A - Alison Howard: Okay. So, one of the questions that's come in is, can you remind us what the firm volume numbers, again, are with the new Bahiagás contract?
Corey Ruttan: Yeah. So, we increase -- and we'll get our units potentially mixed up here. But it's 300,000 cubic meters a day was the old amount, and we increased that to 400,000 cubic meters a day. And it gets further complicated unfortunately by the fact that it's measured in heat equivalent units. So, if you look back, we work through all this math in a previous press release that we put out or maybe get Adrian to help me with some of the numbers. But to meet our current firm obligations, it translates into 13 million cubic feet a day, which, if you translate that in -- divide that by six into BOEs, it's something -- it's a little over, call it, 2,100 barrels of oil equivalent per day. Is that pretty close?
Adrian Audet: Yeah.
Alison Howard: Okay. So -- and then there are some questions on Canada. Why enter Canada, which is facing a tariff or lower netbacks compared to the high netbacks in Brazil? If you can comment on that?
Corey Ruttan: Yeah. So, what we've always done is look for the best combinations of geological prospectivity and fiscal regime. And we've looked for lots of opportunities out there. And when we filtered all those -- and you look -- maybe you got to remember, we're doing this on a Canadian dollar basis. These Canadian opportunities actually stack up very well on a rate of return basis. Yeah, the absolute netback is lower. The operating netback margin is a bit lower, but the payouts and the IRRs are very compelling. I think it also was a nice complement, like the reality in Brazil is we're dealing with projects that tend to have longer timelines, longer execution cycles. We sometimes deal with the service company environment that's challenging, and I think the team is doing an amazing job of navigating all that. And when you have success, it can generate great rates of return, which we're showing, but when we looked at adding inventory, the Canadian opportunity was just quite unique in that it had a completely different risk profile. And then, secondly, the other reality is there's a ton of these opportunities available in Canada, whereas in Brazil, it's very competitive and it's just harder to build this type of inventory in a place like Brazil. And it doesn't mean that we're not going to keep doing it in Brazil, we just felt like it was prudent to have two platforms to invest capital in. So, when we look at all those opportunities globally, right in our backyard really stacks up quite nicely.
Alison Howard: Okay. And then, staying on the Canada focus, if you can comment on future plans? Are there plans to drill additional wells, et cetera?
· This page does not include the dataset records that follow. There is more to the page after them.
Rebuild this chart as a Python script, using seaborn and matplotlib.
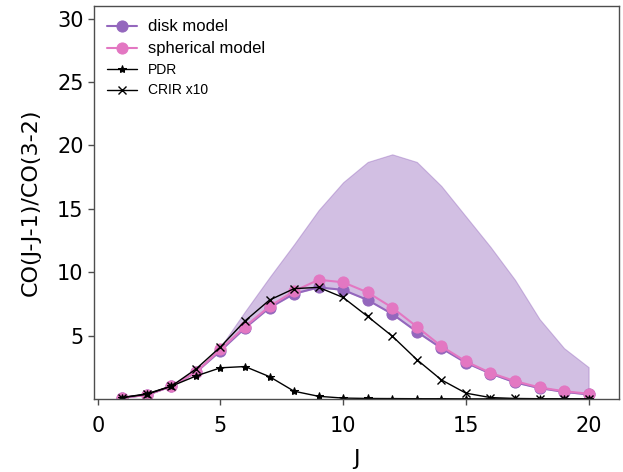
import numpy as np
import matplotlib
matplotlib.use("Agg")
import matplotlib.pyplot as plt
import seaborn as sns

J = list(range(1, 21))

disk = [0.1, 0.3, 1.0, 2.1, 3.8, 5.6, 7.2, 8.3, 8.8, 8.6,
        7.8, 6.7, 5.3, 4.0, 2.85, 2.0, 1.3, 0.85, 0.55, 0.35]
spherical = [0.1, 0.3, 1.0, 2.1, 3.9, 5.7, 7.3, 8.5, 9.4, 9.2,
             8.4, 7.2, 5.7, 4.15, 2.95, 2.05, 1.4, 0.9, 0.6, 0.4]
band_upper = [0.1, 0.35, 1.0, 2.2, 4.1, 6.9, 9.6, 12.2, 14.9, 17.1,
              18.7, 19.3, 18.7, 16.8, 14.4, 12.0, 9.4, 6.3, 4.0, 2.5]
pdr = [0.1, 0.4, 1.0, 1.8, 2.45, 2.55, 1.75, 0.6, 0.2, 0.06,
       0.03, 0.02, 0.01, 0.01, 0.0, 0.0, 0.0, 0.0, 0.0, 0.0]
crir = [0.1, 0.35, 1.0, 2.35, 4.1, 6.15, 7.8, 8.7, 8.8, 8.0,
        6.5, 4.95, 3.1, 1.5, 0.45, 0.1, 0.03, 0.01, 0.0, 0.0]

sns.set_style("ticks")
plt.rcParams['font.family'] = ['DejaVu Sans']
plt.rcParams['text.color'] = 'black'
plt.rcParams['axes.labelcolor'] = 'black'
plt.rcParams['xtick.color'] = 'black'
plt.rcParams['ytick.color'] = 'black'

fig = plt.figure(figsize=(6.23, 4.72), dpi=100)
ax = fig.add_axes([0.151, 0.155, 0.843, 0.832])

purple = '#9467bd'
pink = '#e377c2'

# shaded range of the disk model
ax.fill_between(J, disk, band_upper, color=purple, alpha=0.42, linewidth=0.8)

sns.lineplot(x=J, y=disk, ax=ax, color=purple, marker='o', markersize=8,
             markeredgecolor=purple, linewidth=1.5, label='disk model')
sns.lineplot(x=J, y=spherical, ax=ax, color=pink, marker='o', markersize=8,
             markeredgecolor=pink, linewidth=1.5, label='spherical model')
sns.lineplot(x=J, y=pdr, ax=ax, color='black', marker='*', markersize=6,
             markeredgecolor='black', linewidth=1.0, label='PDR')
sns.lineplot(x=J, y=crir, ax=ax, color='black', marker='x', markersize=6,
             markeredgecolor='black', markeredgewidth=1.0, linewidth=1.0, label='CRIR x10')

ax.set_xlim(-0.15, 21.25)
ax.set_ylim(0.0, 31.0)
ax.set_yticks([5, 10, 15, 20, 25, 30])
ax.set_xticks([0, 5, 10, 15, 20])
ax.tick_params(labelsize=15, length=4, width=1, color='0.3')
ax.tick_params(axis='x', pad=8)
ax.set_xlabel('J', fontsize=16, labelpad=10)
ax.set_ylabel('CO(J-J-1)/CO(3-2)', fontsize=16, labelpad=12)

for s in ax.spines.values():
    s.set_color('0.3')
    s.set_linewidth(1.0)

leg = ax.legend(loc='upper left', frameon=False, handlelength=2.2,
                bbox_to_anchor=(0.0, 1.0), prop={'family': 'Liberation Sans'})
for i, t in enumerate(leg.get_texts()):
    t.set_fontsize(12 if i < 2 else 10)

fig.savefig('out.png', dpi=100)
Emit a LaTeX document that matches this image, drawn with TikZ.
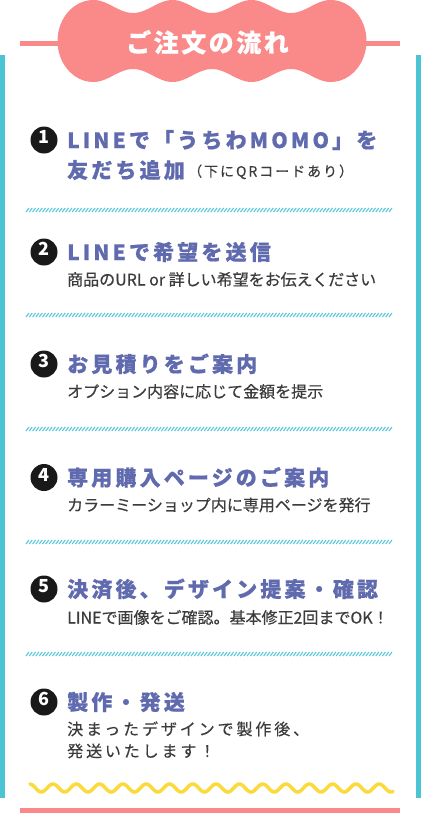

Corey Ruttan: Yeah. So obviously, we're pretty happy with this. We just got started with this 40 days ago, and we've already drilled two wells. So, I think it's a good start. Obviously, we've got a partner here. We want to see the results from the initial wells. We'll obviously watch oil prices, and we'll work with our partner to develop a capital program for the second half of this year. But I hope to be drilling at least two to four additional wells here this year, and hopefully, that's growing. I think after we get through that capital program, it would effectively be self-funding going forward and with a reasonable level of success. So, we're pretty excited about this.
Alison Howard: Okay. And then, some more specifics on Saskatchewan and the initial two wells that have been drilled. What is the expected initial production rate and hydrocarbon mix? And how does the production type curve look and ultimate recovery?
Corey Ruttan: Yeah. And just because these are the first two wells, we haven't come out with a lot of definitive guidance on this, I think we'll let the results speak for themselves. I think you can look at some other operators that are active in this area and depending on which reservoir you're targeting and how thick it is, the results can range widely. But directionally, if the wells could come on between 100 and 120 barrels a day and cumulatively produce between 100,000 and 120,000 barrels of oil equivalent over the life of the wells, the rates of return are extremely compelling.
Alison Howard: Sorry, just jumping around a little bit here. Will you give out 2025 guidance for activity and production in both countries?
Corey Ruttan: Yeah, I think we kind of have, I guess, absent the Canadian stuff, we wanted to get through -- I've just now directionally giving you a range of guidance, I guess, but I think the capital program will be quite flexible based on results and based on commodity prices.
Alison Howard: And there's a specific question around the Canadian farm-in. So, the question around, so you paid 50% for -- you paid for the first two wells for a 50% working interest, but what happens on the additional wells and what is the treatment of the revenues going forward?
Corey Ruttan: Yeah. So this is kind of a typical farm-in where we paid 100% Canadian, roughly CA$4 million to drill those first two wells and complete them and equip them, which translates just a little under US$2.8 million, and we earn a 50% working interest in the production from those two wells. And then, every well going forward, we pay 50% of those wells, and we earn 50% of them. And we've earned now 19 -- over 19 sections of land on a gross basis.
Alison Howard: The 2P production forecast is 15.9 million cubic feet a day in 2025. Is this dependent on demand, or have you already factored in some potential curtailments?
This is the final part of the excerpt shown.